Objectives
This document describes the project's scope and objectives in further detail.
Developer needs
Scientists and developers working on ocean health have an interest in survey data from organizations like NOAA Fisheries. However,
- Using the GAP API from NOAA AFSC in Python can sometimes require a lot of work: understanding a complex schema, determining how to interact with a proprietary REST data service, forming long query URLs, and navigating pagination.
- The official API service provides either presence-only data or unjoined data, complicating some common types of analysis and aggregation.
- Some uses of the official API require resource-intensive downloading of full catch or species datasets even if filtering for a small subset.
- Limited public tooling exists for visualizing within and, especially, creating comparisons between subsets of the AFSC GAP dataset which are useful for some types of investigation.

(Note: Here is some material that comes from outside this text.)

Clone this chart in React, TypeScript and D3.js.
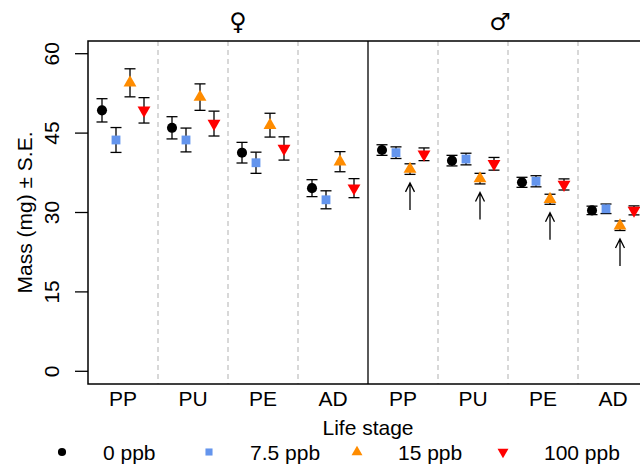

These various elements together may increase the barrier for working with these data, limiting their reach within some communities including the Python community.
Goals
This tool set aims to provide the following from the start to finish of an investigation:
- Visual analytics: Visualization tools for quickly exploring AFSC GAP, helping users start their investigations by finding and comparing subsets of interest within the broader dataset.
- Data access: A type-annotated and documented Python interface to GAP datasets with ability to query with automated pagination, providing results in various formats compatible with different Python usage modalities (Pandas, pure-Python, etc).
- Contextual documentation: Python docstrings annotate the data structures provided by the API (and / or community files) to help users navigate the various fields available, offering contextual documentation when supported by Python IDEs.
- Absence inference: Tools to infer absence or "zero catch" data as required for certain analysis and aggregation.
- Community data*: Updated yearly, we offer community datasets which support more efficient queries.
- Query generation: This library converts Python types to HTTP queries for filtering without needing to manipulate those queries direclty.
- Accelerate specialized analysis: Affordances in code and non-code tools for both programmers and non-programmers to continue their investigation easily, including in tools outside this tool set.
- Inclusive design: Users of any skillset should be able to get something from this project.
This project aims to provide long term API stability across major releases where permitted by the upstream data source run by NOAA.